Sözleşmeden Doğan Önalım Hakkı (Önalım Sözleşmesi)

PR – M – 024

Önalım sözleşmesi, önalım hakkı sahibine, sözleşme konusu taşınmazın taşınmaz maliki tarafından üçüncü kişilere satılması halinde önalım sözleşmesi hükümleri uyarınca taşınmazı öncelikle satın alma hakkı veren bir sözleşmedir.

Önalım hakkı mevzuatımızda 4721 s. Türk Medeni Kanunu’nda ve 6098 s. Türk Borçlar Kanunu’nda düzenlenmektedir. Ancak TMK’da sözleşmeden doğan önalım hakkı, yasal önalım hakkı ile birlikte yer alırken, TBK’da yalnızca sözleşmeden doğan önalım hakkına yer verilmiştir.
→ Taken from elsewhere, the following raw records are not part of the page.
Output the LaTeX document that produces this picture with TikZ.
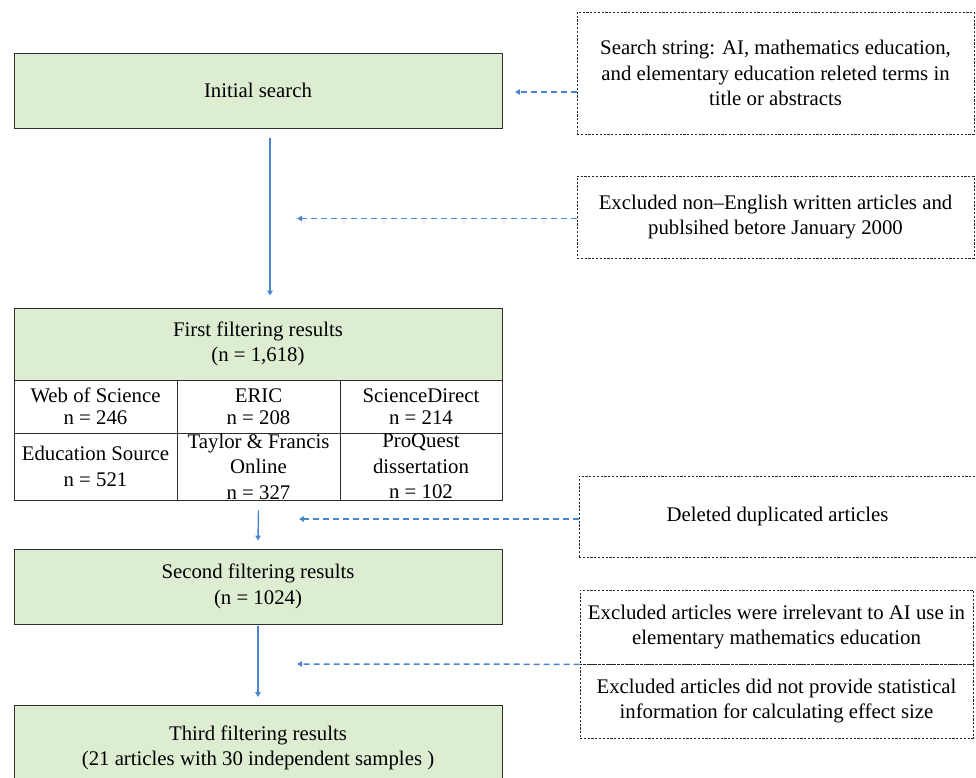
\documentclass[tikz,border=0pt]{standalone}
\usepackage{fontspec}
\setmainfont{Liberation Serif}
\usetikzlibrary{arrows.meta}
\definecolor{boxgreen}{HTML}{DCEDD2}
\definecolor{arrblue}{HTML}{4A86D0}
\definecolor{boxline}{HTML}{2E2E2E}
\tikzset{
  base/.style={inner sep=0pt, align=center, font=\fontsize{20.8}{25.5}\selectfont},
  greenbox/.style={base, draw=boxline, line width=0.9pt, fill=boxgreen},
  cellbox/.style={base, draw=boxline, line width=0.9pt, fill=white},
  notebox/.style={base, draw=black!85, line width=0.6pt, dash pattern=on 2.2pt off 1.6pt},
  flowarr/.style={draw=arrblue, line width=1.4pt, -{Triangle[length=5pt,width=5.5pt]}},
  notearr/.style={draw=arrblue, line width=1.5pt, dash pattern=on 6pt off 4pt, -{Triangle[length=5pt,width=5.5pt]}}
}
\begin{document}
\begin{tikzpicture}[x=1pt,y=-1pt]
\useasboundingbox (0,0) rectangle (976,777);
\clip (0,0) rectangle (976,777);
% left column
\node[greenbox, minimum width=488pt, minimum height=75pt] (init) at (258,90.5) {Initial search};
\node[greenbox, minimum width=488pt, minimum height=72pt] (hdr) at (258,344) {First filtering results\\(n = 1,618)};
\node[cellbox, minimum width=163pt, minimum height=53pt] (c11) at (95.5,406.5) {Web of Science\\[-4pt]n = 246};
\node[cellbox, minimum width=163pt, minimum height=53pt] (c12) at (258.5,406.5) {ERIC\\[-4pt]n = 208};
\node[cellbox, minimum width=162pt, minimum height=53pt] (c13) at (421,406.5) {ScienceDirect\\[-4pt]n = 214};
\node[cellbox, minimum width=163pt, minimum height=67pt] (c21) at (95.5,466.5) {Education Source\\n = 521};
\node[cellbox, minimum width=163pt, minimum height=67pt] (c22) at (258.5,466.5) {Taylor \& Francis\\Online\\n = 327};
\node[cellbox, minimum width=162pt, minimum height=67pt] (c23) at (421,466.5) {ProQuest\\dissertation\\n = 102};
\node[greenbox, minimum width=488pt, minimum height=75pt] (second) at (258,586.5) {Second filtering results\\(n = 1024)};
\node[greenbox, minimum width=488pt, minimum height=80pt, text depth=0pt] (third) at (258,745.5) {Third filtering results\\(21 articles with 30 independent samples )};
% right column
\node[notebox, minimum width=397pt, minimum height=122pt] (srch) at (775.5,73) {Search string: AI, mathematics education,\\and elementary education releted terms in\\title or abstracts};
\node[notebox, minimum width=397pt, minimum height=82pt] (excl1) at (775.5,217) {Excluded non--English written articles and\\publsihed betore January 2000};
\node[notebox, minimum width=397pt, minimum height=81pt] (dup) at (777.5,516.5) {Deleted duplicated articles};
\node[notebox, minimum width=393pt, minimum height=74pt] (ex3a) at (776.5,627) {Excluded articles were irrelevant to AI use in\\elementary mathematics education};
\node[notebox, minimum width=393pt, minimum height=74pt] (ex3b) at (776.5,701) {Excluded articles did not provide statistical\\information for calculating effect size};
% free ends of the note arrows
\coordinate (t1) at (515,92);
\coordinate (t2) at (297,218.5);
\coordinate (t3) at (299,519);
\coordinate (t4) at (297,664);
% flow arrows
\draw[flowarr] ([xshift=12pt,yshift=-10pt]init.south) -- ([xshift=12pt,yshift=12pt]hdr.north);
\draw[flowarr] ([yshift=-10pt]c22.south) -- ([yshift=8pt]second.north);
\draw[flowarr] ([yshift=-2pt]second.south) -- ([yshift=8pt]third.north);
% note arrows
\draw[notearr] (srch.west |- t1) -- (t1);
\draw[notearr] (excl1.west |- t2) -- (t2);
\draw[notearr] (dup.west |- t3) -- (t3);
\draw[notearr] (ex3a.south west) -- (t4);
\end{tikzpicture}
\end{document}
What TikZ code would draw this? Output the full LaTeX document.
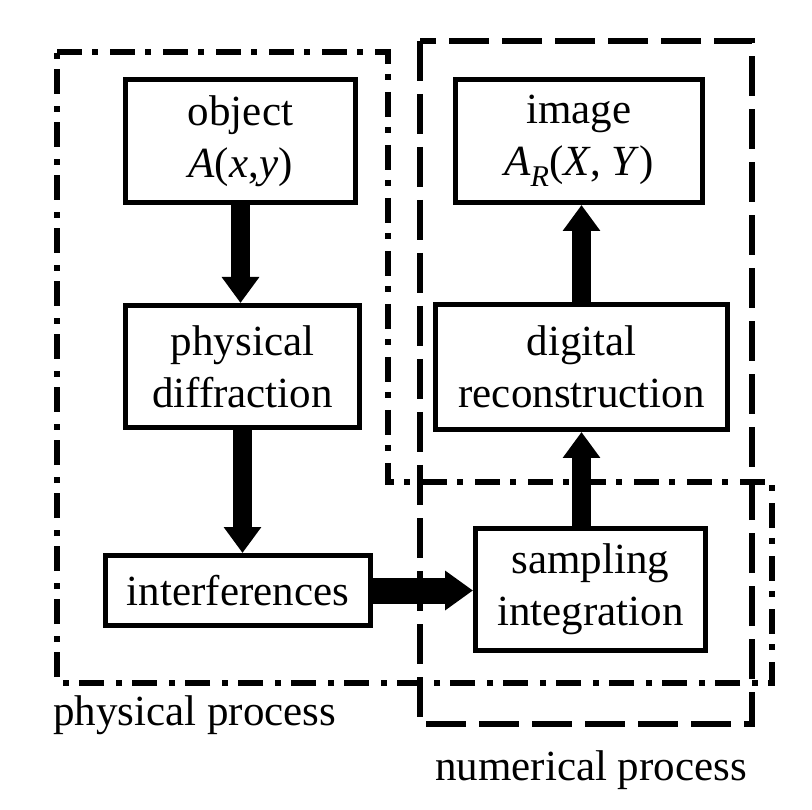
\documentclass[tikz,border=0pt]{standalone}
\usepackage{fontspec}
\setmainfont{Liberation Serif}
\usetikzlibrary{arrows.meta}
\begin{document}
\begin{tikzpicture}[x=1pt,y=-1pt,
  txt/.style={font={\fontsize{43}{52}\selectfont}},
  box/.style={txt, draw, line width=5pt, align=center, inner sep=0pt, fill=white},
  vbig/.style={line width=19pt, -{Triangle[width=36pt,length=26pt]}},
  hbig/.style={line width=26pt, -{Triangle[width=38pt,length=28pt]}},
  dashdotline/.style={line width=6pt, dash pattern=on 25pt off 10pt on 6pt off 12pt},
  dashline/.style={line width=6pt, dash pattern=on 40pt off 13pt}]
\useasboundingbox (0,0) rectangle (812,810);
% process boundaries
\draw[dashdotline] (57,52) -- (388,52) -- (388,482) -- (772,482) -- (772,683) -- (57,683) -- cycle;
\draw[dashline] (420,41) rectangle (752,724);
% boxes
\node[box, minimum width=230pt, minimum height=123pt] (obj) at (240.5,141) {object\\\textit{A}(\textit{x},\textit{y})};
\node[box, minimum width=234pt, minimum height=122pt] (diff) at (242.5,366.5) {physical\\diffraction};
\node[box, minimum width=265pt, minimum height=70pt] (intf) at (238,590.5) {interferences};
\node[box, minimum width=230pt, minimum height=122pt] (samp) at (590.5,589.5) {sampling\\integration};
\node[box, minimum width=292pt, minimum height=125pt] (digi) at (581.5,367) {digital\\reconstruction};
\node[box, minimum width=247pt, minimum height=123pt] (img) at (579,141) {image\\\textit{A}\textsubscript{\textit{R}}(\textit{X}, \textit{Y})};
% arrows
\draw[vbig] (obj.south) -- (obj.south |- diff.north);
\draw[vbig] (diff.south) -- (diff.south |- intf.north);
\draw[hbig] (intf.east) -- (intf.east -| samp.west);
\draw[vbig] (digi.south |- samp.north) -- (digi.south);
\draw[vbig] (digi.north) -- (digi.north |- img.south);
% labels
\node[txt, anchor=base west, inner sep=0pt] (lphys) at (53,725) {physical process};
\node[txt, anchor=base west, inner sep=0pt] (lnum) at (435,780) {numerical process};
\end{tikzpicture}
\end{document}
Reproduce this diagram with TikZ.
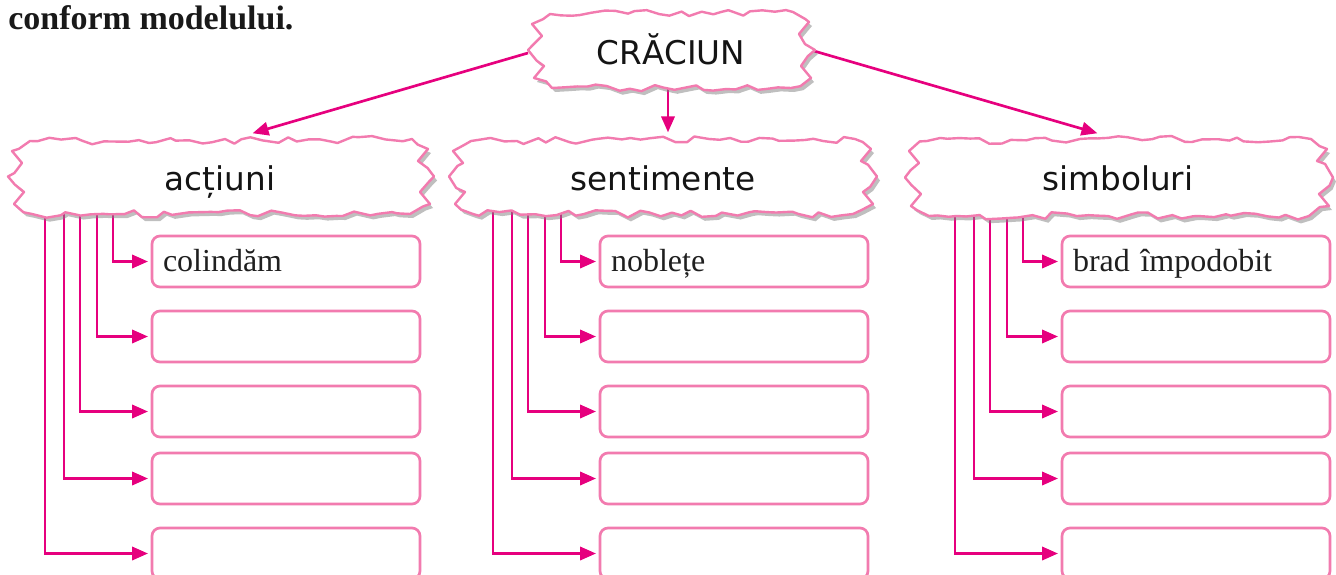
\documentclass[tikz,border=0pt]{standalone}
\usepackage{fontspec}
\setmainfont{Liberation Serif}
\newfontfamily\cloudfont{DejaVu Sans}
\usetikzlibrary{arrows.meta,decorations.pathmorphing}
\pgfdeclarelayer{bg}\pgfsetlayers{bg,main}
\definecolor{arrowmag}{HTML}{E6007E}
\definecolor{boxpink}{HTML}{F27BAF}
\tikzset{
  conn/.style={draw=arrowmag, line width=2pt, -{Triangle[length=12pt,width=10pt]}, shorten >=2pt},
  answerbox/.style={draw=boxpink, line width=2pt, rounded corners=6pt, minimum width=201pt,
    minimum height=38.25pt, text width=184.5pt, inner xsep=8.25pt, inner ysep=0pt, align=left,
    text height=15pt, text depth=0pt, font=\fontsize{24}{28}\selectfont, text=black!88, fill=white},
  cloudlabel/.style={font=\cloudfont\fontsize{24.5}{28}\selectfont, text=black!92, anchor=base, inner sep=0pt},
  cloudedge/.style={decorate, decoration={random steps, segment length=8pt, amplitude=2.8pt}, line join=round},
}
\newcommand\drawcloud[5]{%
  \pgfmathsetseed{#5}
  \path[cloudedge, fill=black!50, opacity=0.5, shift={(3,4)}]
    (#1,{(#2+#4)/2}) -- ({#1+14},{#2+24}) -- ({#1+4},{#2+12}) -- ({#1+22},{#2+2})
    -- ({#3-22},#2) -- ({#3-6},{#2+10}) -- ({#3-16},{#2+22}) -- (#3,{(#2+#4)/2})
    -- ({#3-14},{#4-22}) -- ({#3-4},{#4-10}) -- ({#3-24},#4) -- ({#1+24},#4)
    -- ({#1+6},{#4-10}) -- ({#1+16},{#4-22}) -- cycle;
  \pgfmathsetseed{#5}
  \path[cloudedge, fill=white, draw=boxpink, line width=1.8pt]
    (#1,{(#2+#4)/2}) -- ({#1+14},{#2+24}) -- ({#1+4},{#2+12}) -- ({#1+22},{#2+2})
    -- ({#3-22},#2) -- ({#3-6},{#2+10}) -- ({#3-16},{#2+22}) -- (#3,{(#2+#4)/2})
    -- ({#3-14},{#4-22}) -- ({#3-4},{#4-10}) -- ({#3-24},#4) -- ({#1+24},#4)
    -- ({#1+6},{#4-10}) -- ({#1+16},{#4-22}) -- cycle;
}
\begin{document}
\begin{tikzpicture}[x=0.75pt, y=-0.75pt]
\useasboundingbox (0,0) rectangle (1336,575);

% title text
\node[anchor=base west, inner sep=0pt, font=\bfseries\fontsize{25.5}{30}\selectfont, text=black!90] (title) at (8,29) {conform modelului.};

% connector end points
\coordinate (cW) at (528,53);
\coordinate (cS) at (668,86);
\coordinate (cE) at (814,51);
\coordinate (tA) at (250,134);
\coordinate (tS) at (668,135);
\coordinate (tB) at (1100,134);

% boxes
\foreach \g/\k/\t in {0/1/colindăm, 448/2/nobleț{}e, 910/3/brad împodobit}{
  \node[answerbox] (b\k-1) at (\g+286,261.5) {\t};
  \node[answerbox] (b\k-2) at (\g+286,336.5) {};
  \node[answerbox] (b\k-3) at (\g+286,411.5) {};
  \node[answerbox] (b\k-4) at (\g+286,478.5) {};
  \node[answerbox] (b\k-5) at (\g+286,553.5) {};
  \coordinate (s\k-1) at (\g+113,200);
  \coordinate (s\k-2) at (\g+97,200);
  \coordinate (s\k-3) at (\g+80,200);
  \coordinate (s\k-4) at (\g+64,200);
  \coordinate (s\k-5) at (\g+45,200);
}

\begin{pgfonlayer}{bg}
  \draw[conn] (cW) -- (tA);
  \draw[conn] (cS) -- (tS);
  \draw[conn] (cE) -- (tB);
  \foreach \k in {1,2,3}{
    \foreach \r in {1,...,5}{
      \draw[conn] (s\k-\r) |- (b\k-\r.west);
    }
  }
\end{pgfonlayer}

% clouds
\drawcloud{528}{12}{815}{88}{11}
\drawcloud{8}{139}{434}{214}{23}
\drawcloud{449}{139}{877}{214}{37}
\drawcloud{905}{139}{1333}{216}{41}

% cloud labels
\node[cloudlabel] (crac) at (671,64) {CRĂCIUN};
\node[cloudlabel] (act) at (220,190) {acțiuni};
\node[cloudlabel] (sent) at (663,190) {sentimente};
\node[cloudlabel] (simb) at (1118,190) {simboluri};
\end{tikzpicture}
\end{document}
TMK m.735/3 uyarınca yasal önalım hakkının kullanılmasına ve bu haktan vazgeçilmesine dair TMK hükümleri, sözleşmeden doğan önalım hakkında da uygulama alanı bulacaktır.

Önalım hakkı, sözleşme konusu taşınmazın üçüncü kişilere satılması durumunda kullanılabilir. Bağışlama yapılması, taşınmazın cebri satışa veya kamulaştırmaya konu olması, miras yoluyla intikal gibi durumlarda bu hak kullanılamaz. Ancak Yargıtay, muvazaa ihtimali bulunduğunda bu husus ispatlanabilirse bağışlama söz konusu olsa dahi önalım hakkının kullanılabileceğini belirtmektedir.

Önalım sözleşmesi yazılı şekilde yapılmalıdır. Adi yazılı şekil yeterlidir. Sözleşme konusu taşınmaza ilişkin kira sözleşmesiyle birlikte yapılması da mümkündür.

Sözleşmeye konu taşınmaza dair satış sözleşmesi yapıldığında, satıcının veya alıcının bu durumu önalım hakkı sahibine bildirme yükümlülüğü bulunmaktadır. Bu bildirimin noter aracılığıyla yapılması ve satış sözleşmesinin içeriğini ihtiva etmesi zorunludur.

Önalım hakkı, en çok on yıllık süre için kararlaştırılabilir.

Önalım sözleşmesinin tapu siciline şerh verilmesi zorunlu değildir. Ancak şerh verilmezse, önalım hakkı sahibi, taşınmazın üçüncü kişi adına tescil edildiği durumlarda yeni malike herhangi bir talep yöneltemeyecektir. Yalnızca, önalım sözleşmesinin tarafı olan eski malikten tazminat talep edebilecektir. Şerh verildiği durumlarda ise bu şerh, eşyaya bağlı borç etkisi yaratarak, tapuda üçüncü kişilere tescil yapılsa dahi her yeni malike karşı önalım hakkının ileri sürülmesini sağlayacaktır. Tarafların önalım hakkının tapuya şerh verileceğine dair bir şerh sözleşmesi yapmaları gereklidir. Şerhin etkisi her halde en fazla on yıl olabilir. Taraflar şerhin etkisinin daha uzun süreceğine dair anlaşma yapamazlar.

Önalım hakkı ancak dava yoluyla kullanılabilir. Dava süresi, alıcı yahut satıcının taşınmazın satışına ilişkin noter kanalıyla yaptığı bildirim tarihinden itibaren üç ay, her halde satışın yapıldığı tarihten itibaren ise iki yıldır. Bu süreler hak düşürücüdür. Önalım davasında davacı, taşınmazın satış sözleşmesi hükümleri uyarınca kendi adına tescilini isteyecektir. Önalım hakkı tapuya şerh verilirken önalıma dair şartlar taraflarca önceden belirlenebilir. Buna nitelikli önalım sözleşmesi denilmektedir. Satış bedeli de bu kapsamda belirlenerek tapuya şerh verilirse önalım hakkı sahibi dava açtığında şerh edilen bedel üzerinden taşınmazın kendi adına tescilini isteyebilecektir. Önalım hakkı sahibine bir bildirim yapılmamışsa ve hak düşürücü süreler geçtiği için artık önalım hakkı kullanılamıyorsa, satıcıdan yalnızca önalım sözleşmesi uyarınca tazminat istenebilir.

TBK m. 239’a göre taraflar aksini kararlaştırmadıkça sözleşmeden doğan önalım hakkı devredilemez, yalnızca miras yoluyla mirasçılara geçebilir.

Önalım hakkından feragat etmek mümkündür. TMK m.733 uyarınca feragat resmi yazılı şekilde yapılmalı, ardından tapu kütüğüne şerh verilmelidir.